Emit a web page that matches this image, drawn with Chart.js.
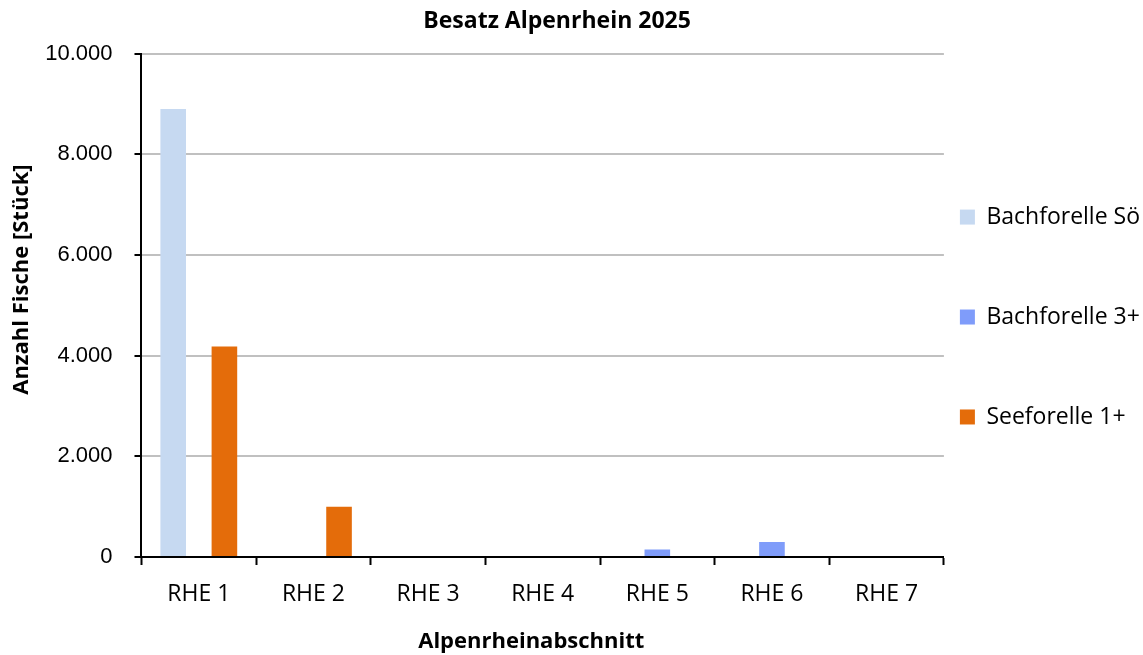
<!DOCTYPE html>
<html>
<head>
<meta charset="utf-8">
<script src="https://cdn.jsdelivr.net/npm/chart.js@4"></script>
<style>
  body { margin: 0; background: #ffffff; }
  #wrap { width: 1143px; height: 655px; }
</style>
</head>
<body>
<div id="wrap"><canvas id="besatz"></canvas></div>
<script>
// Abschnitte entlang des Alpenrheins
var categories = ["RHE 1", "RHE 2", "RHE 3", "RHE 4", "RHE 5", "RHE 6", "RHE 7"];
// Besatzzahlen je Art (Stück)
var bachforelleSoe = [8900, 0, 0, 0, 0, 0, 0];
var bachforelle3 = [0, 0, 0, 0, 150, 300, 0];
var seeforelle1 = [4180, 1000, 0, 0, 0, 0, 0];
var yTicks = [0, 2000, 4000, 6000, 8000, 10000];

// Tausenderpunkt wie im Original
function fmt(v) {
	return String(v).replace(/\B(?=(\d{3})+(?!\d))/g, ".");
}

// Leerzeichen verschieben zentrierte Titel etwas (wie im Original nicht ganz mittig)
function pad(s, before, after) {
	return " ".repeat(before) + s + " ".repeat(after);
}

var ctx = document.getElementById("besatz").getContext("2d");
var chart = new Chart(ctx, {
	type: 'bar',
	data: {
		labels: categories,
		datasets: [
			{ label: 'Bachforelle Sö', data: bachforelleSoe, backgroundColor: '#c6d9f1' },
			{ label: 'Bachforelle 3+', data: bachforelle3, backgroundColor: '#7f9cfa' },
			{ label: 'Seeforelle 1+', data: seeforelle1, backgroundColor: '#e46c0a' }
		]
	},
	options: {
		responsive: true,
		maintainAspectRatio: false,
		animation: false,
		datasets: {
			bar: { categoryPercentage: 0.67, barPercentage: 1.0 }
		},
		layout: { padding: { left: 0, right: -7, top: 2, bottom: 0 } },
		plugins: {
			title: {
				display: true,
				text: pad('Besatz Alpenrhein 2025', 0, 6),
				color: '#000000',
				font: { family: 'Open Sans', size: 23, weight: 'bold' },
				padding: { top: 6, bottom: 18 }
			},
			legend: {
				position: 'right',
				// leerer Titel schiebt die Eintraege etwas nach unten
				title: { display: true, text: '', font: { size: 10, lineHeight: 1 }, padding: { top: 28, bottom: 0 } },
				labels: {
					color: '#000000',
					// grosse Zeilenhoehe = weiter Abstand zwischen den Eintraegen
					font: { family: 'Open Sans', size: 23, lineHeight: 3.65 },
					boxWidth: 15,
					boxHeight: 15,
					padding: 16,
					generateLabels: function(c) {
						var items = Chart.defaults.plugins.legend.labels.generateLabels(c);
						items.forEach(function(it) { it.text = [it.text]; });
						return items;
					}
				}
			},
			tooltip: { enabled: false }
		},
		scales: {
			x: {
				grid: {
					drawOnChartArea: false,
					drawTicks: true,
					tickLength: 8,
					tickColor: '#000000',
					tickWidth: 2
				},
				border: { color: '#000000', width: 2 },
				ticks: {
					color: '#000000',
					font: { family: 'Open Sans', size: 23 },
					padding: 15.7
				},
				title: {
					display: true,
					text: pad('Alpenrheinabschnitt', 0, 4),
					color: '#000000',
					font: { family: 'Open Sans', size: 22, weight: 'bold' },
					padding: { top: 4.6, bottom: 0 }
				}
			},
			y: {
				min: 0,
				max: 10000,
				afterBuildTicks: function(axis) {
					axis.ticks = yTicks.map(function(v) { return { value: v }; });
				},
				grid: {
					color: '#c0c0c0',
					lineWidth: 2,
					tickLength: 7,
					tickColor: '#000000',
					tickWidth: 2
				},
				border: { color: '#000000', width: 2 },
				ticks: {
					color: '#000000',
					font: { family: 'Liberation Sans', size: 22 },
					padding: 22,
					callback: function(v) { return fmt(v); }
				},
				title: {
					display: true,
					text: pad('Anzahl Fische [Stück]', 9, 0),
					color: '#000000',
					font: { family: 'Open Sans', size: 22, weight: 'bold' },
					padding: { top: 8.8, bottom: -12 }
				}
			}
		}
	}
});
</script>
</body>
</html>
--*--
> _To do_
Restate the listing above word for word, and skip the pictures.

> _Answer_
Emit a web page that matches this image, drawn with Chart.js.
<!DOCTYPE html>
<html>
<head>
<meta charset="utf-8">
<script src="https://cdn.jsdelivr.net/npm/chart.js@4"></script>
<style>
  body { margin: 0; background: #ffffff; }
  #wrap { width: 1143px; height: 655px; }
</style>
</head>
<body>
<div id="wrap"><canvas id="besatz"></canvas></div>
<script>
// Abschnitte entlang des Alpenrheins
var categories = ["RHE 1", "RHE 2", "RHE 3", "RHE 4", "RHE 5", "RHE 6", "RHE 7"];
// Besatzzahlen je Art (Stück)
var bachforelleSoe = [8900, 0, 0, 0, 0, 0, 0];
var bachforelle3 = [0, 0, 0, 0, 150, 300, 0];
var seeforelle1 = [4180, 1000, 0, 0, 0, 0, 0];
var yTicks = [0, 2000, 4000, 6000, 8000, 10000];

// Tausenderpunkt wie im Original
function fmt(v) {
	return String(v).replace(/\B(?=(\d{3})+(?!\d))/g, ".");
}

// Leerzeichen verschieben zentrierte Titel etwas (wie im Original nicht ganz mittig)
function pad(s, before, after) {
	return " ".repeat(before) + s + " ".repeat(after);
}

var ctx = document.getElementById("besatz").getContext("2d");
var chart = new Chart(ctx, {
	type: 'bar',
	data: {
		labels: categories,
		datasets: [
			{ label: 'Bachforelle Sö', data: bachforelleSoe, backgroundColor: '#c6d9f1' },
			{ label: 'Bachforelle 3+', data: bachforelle3, backgroundColor: '#7f9cfa' },
			{ label: 'Seeforelle 1+', data: seeforelle1, backgroundColor: '#e46c0a' }
		]
	},
	options: {
		responsive: true,
		maintainAspectRatio: false,
		animation: false,
		datasets: {
			bar: { categoryPercentage: 0.67, barPercentage: 1.0 }
		},
		layout: { padding: { left: 0, right: -7, top: 2, bottom: 0 } },
		plugins: {
			title: {
				display: true,
				text: pad('Besatz Alpenrhein 2025', 0, 6),
				color: '#000000',
				font: { family: 'Open Sans', size: 23, weight: 'bold' },
				padding: { top: 6, bottom: 18 }
			},
			legend: {
				position: 'right',
				// leerer Titel schiebt die Eintraege etwas nach unten
				title: { display: true, text: '', font: { size: 10, lineHeight: 1 }, padding: { top: 28, bottom: 0 } },
				labels: {
					color: '#000000',
					// grosse Zeilenhoehe = weiter Abstand zwischen den Eintraegen
					font: { family: 'Open Sans', size: 23, lineHeight: 3.65 },
					boxWidth: 15,
					boxHeight: 15,
					padding: 16,
					generateLabels: function(c) {
						var items = Chart.defaults.plugins.legend.labels.generateLabels(c);
						items.forEach(function(it) { it.text = [it.text]; });
						return items;
					}
				}
			},
			tooltip: { enabled: false }
		},
		scales: {
			x: {
				grid: {
					drawOnChartArea: false,
					drawTicks: true,
					tickLength: 8,
					tickColor: '#000000',
					tickWidth: 2
				},
				border: { color: '#000000', width: 2 },
				ticks: {
					color: '#000000',
					font: { family: 'Open Sans', size: 23 },
					padding: 15.7
				},
				title: {
					display: true,
					text: pad('Alpenrheinabschnitt', 0, 4),
					color: '#000000',
					font: { family: 'Open Sans', size: 22, weight: 'bold' },
					padding: { top: 4.6, bottom: 0 }
				}
			},
			y: {
				min: 0,
				max: 10000,
				afterBuildTicks: function(axis) {
					axis.ticks = yTicks.map(function(v) { return { value: v }; });
				},
				grid: {
					color: '#c0c0c0',
					lineWidth: 2,
					tickLength: 7,
					tickColor: '#000000',
					tickWidth: 2
				},
				border: { color: '#000000', width: 2 },
				ticks: {
					color: '#000000',
					font: { family: 'Liberation Sans', size: 22 },
					padding: 22,
					callback: function(v) { return fmt(v); }
				},
				title: {
					display: true,
					text: pad('Anzahl Fische [Stück]', 9, 0),
					color: '#000000',
					font: { family: 'Open Sans', size: 22, weight: 'bold' },
					padding: { top: 8.8, bottom: -12 }
				}
			}
		}
	}
});
</script>
</body>
</html>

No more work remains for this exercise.